Monday, December 10, 2007

Is killing God serious?

Frank Furedi thinks that the controversy over The Golden Compass is yet another example of the infantalism that has infected public discourse in matters that were 'private' until not so long ago. With regard to the state of public debate, I can only agree. However, I don't think that he is right about The Golden Compass.

He quotes Pullman as saying that the Dark Materials trilogy is ‘about killing God’, but doesn't find this credible.
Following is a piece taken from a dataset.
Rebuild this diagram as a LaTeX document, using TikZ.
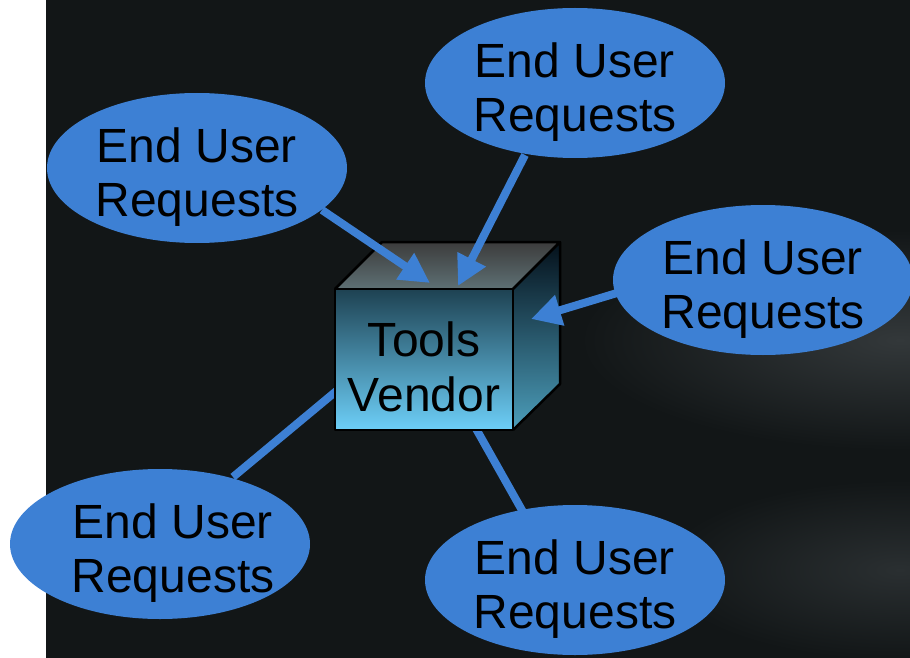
\documentclass[tikz,border=0pt]{standalone}
\usepackage{fontspec}
\setmainfont{Liberation Sans}
\usetikzlibrary{shapes.geometric,arrows.meta}
\definecolor{bg}{HTML}{121617}
\definecolor{ublue}{HTML}{3D80D4}
\definecolor{topA}{HTML}{3C3C3C}
\definecolor{topB}{HTML}{5E7074}
\definecolor{sideA}{HTML}{04101A}
\definecolor{sideB}{HTML}{4C9EBB}
\definecolor{frontA}{HTML}{1E4252}
\definecolor{frontB}{HTML}{6DCFF8}
\definecolor{smear}{HTML}{33383A}
\definecolor{smearb}{HTML}{2A2F31}
\tikzset{
  req/.style={ellipse, fill=ublue, minimum width=300pt, minimum height=150pt, inner sep=0pt},
  reqtext/.style={align=center, inner sep=0pt, font=\fontsize{48}{54}\selectfont},
  link/.style={draw=ublue, line width=8pt},
  linkarrow/.style={link, -{Triangle[length=30pt,width=30pt]}},
  edge/.style={draw=black, line width=2.5pt, line join=round}
}
\begin{document}
\begin{tikzpicture}[x=1pt,y=-1pt]
\useasboundingbox (0,0) rectangle (910,658);
\fill[white] (0,0) rectangle (46,658);
\fill[bg] (46,0) rectangle (910,658);
\begin{scope}
\clip (46,0) rectangle (910,658);
\shade[inner color=smear, outer color=bg] (900,340) ellipse [x radius=320pt, y radius=110pt];
\shade[inner color=smearb, outer color=bg] (900,570) ellipse [x radius=240pt, y radius=90pt];
\end{scope}
% cube corners
\coordinate (ftl) at (335,289);
\coordinate (ftr) at (513,289);
\coordinate (fbr) at (513,430);
\coordinate (fbl) at (335,430);
\coordinate (btl) at (382,242);
\coordinate (btr) at (560,242);
\coordinate (bbr) at (560,384);
% ellipse positions
\path (197,168) coordinate (p1) (575,83) coordinate (p2) (763,280) coordinate (p3) (160,544) coordinate (p4) (575,580) coordinate (p5);
% lower connectors (behind cube)
\coordinate (t4) at (340,388);
\coordinate (t5) at (470,418);
\draw[link] (233,477) coordinate (s4) -- (t4);
\draw[link] (523,512) coordinate (s5) -- (t5);
% cube
\shade[top color=topA, bottom color=topB] (ftl) -- (btl) -- (btr) -- (ftr) -- cycle;
\shade[top color=sideA, bottom color=sideB] (ftr) -- (btr) -- (bbr) -- (fbr) -- cycle;
\shade[top color=frontA, bottom color=frontB] (ftl) rectangle (fbr);
\draw[edge] (ftl) -- (btl) -- (btr) -- (ftr) (btr) -- (bbr) -- (fbr);
\draw[edge] (ftl) rectangle (fbr);
\node[reqtext, font=\fontsize{48}{55}\selectfont] (cube) at (424,367) {Tools\\Vendor};
% upper connectors with arrows
\draw[linkarrow] (322,210) coordinate (s1) -- (430,283) coordinate (t1);
\draw[linkarrow] (525,155) coordinate (s2) -- (458,286) coordinate (t2);
\draw[linkarrow] (617,293) coordinate (s3) -- (531,319) coordinate (t3);
% ellipses
\foreach \i/\dx in {1/0,2/0,3/0,4/13,5/0} {
  \node[req] (e\i) at (p\i) {};
  \node[reqtext] (e\i t) at ([xshift=\dx pt, yshift=-9pt]e\i.center) {End User\\Requests};
}
\end{tikzpicture}
\end{document}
An atheist takes the view that there is simply no divine being or beings. In Pullman’s books, there is more than a hint of a divine presence. God exists, but He has an undistinguished and undignified role to play in the text. This is a God that is not worthy of praise. It is almost as if the author is pulled towards a mirror-image depiction of divine authority. Pullman’s critique of theological authority offers a hollowed-out version of the Word. His is a vision of a religion without any redeemable features.
Furedi is correct in pointing out that God is explicitly present in these books. According to Pullman's 'theology', the being addressed as God is not the creator, but merely one among many angels - an alpha-angel, so to speak, who took on sceptre and crown, gave himself out to be the Creator, and generally played up in the absence of an incredibly negligent Supreme Being.

I think this is merely an indication of Pullman's failure in his real, and very serious purpose - to undermine monotheistic religion through the genre of fantasy. Remember that the great practitioners of this form, the authors Pullman rails against, created and moulded this genre for quite the opposite reasons. From George MacDonald, arguably the first, though to Tolkein and Lewis, the intention was to depict a world soaked in God. The characters live and grow, fight and win in battles that are spiritual and whose outcomes are more or less those of Christian in Bunyan's The Pilgrim's Progress from This World to That Which Is to Come.

This is implicit in the form of most fantasy novels in that the actions of one character will affect the whole created world. In Pullman's trilogy, for example, it is through Lyra that the Fall brought about by Eve will be reversed. Lyra will redeem the Flesh so long oppressed by the evil (male) forces of Adamic religions. But to suppose that this can happen is to presuppose a meaningful universe, ie a universe unified and made meaningful by the existence of a Creator, one moreover more than a little interested in his creation.

Pullman doesn't want this. He has Lyra's mentor (ex-nun, physicist) assert the non-existence of the being that makes Lyra's whole story meaningful. This is the thrust of so much of the authorial interference that makes the third book a litle tedious. And when Lyra announces the republic of Heaven in the last line of the book, there is no hint at all that God might even be given an honorary post of life senator.

Nonetheless, the whole structure of Pullman's universe is built on the existence of a being that gives that universe meaning. I haven't read a huge number of fantasy books, but I've never read one that wasn't structured in the same way. If you want to kill God, fantasy is not the genre or place to do it - He goes down, so does your fantasy.

So I think that Pullman is serious in wanting to 'kill God' and that it is something about which believers are justified in saying their bit. I also think that Pullman's artistic vision is far superior to his politico-religious vision and that the second is fatally undermined by his own work.

[Saw the film yesterday with No. 2 Son. Will write soon.]

2 comments:

Vanny said...

I think those who are trying to kill God should be careful not to generate as much literature about that as those who have tried to bring Him to life, lest they start to seem as desperate as each other. Surely that would damage their image ;-) I recommend cultivating a cool, disinterested image

Hazar Nesimi said...

I watch the movie yesterday! It was not as bad as I thought, quite the opposite, lovely done, but attempts to have the fantasy to kill all fantasy backfired, sometimes that girl sounded like a Kremlin ideologue. So if C.S Lewis and Tolkien had their Christianity stories in their tales, Pullman has the Mr Free Will calling the shots.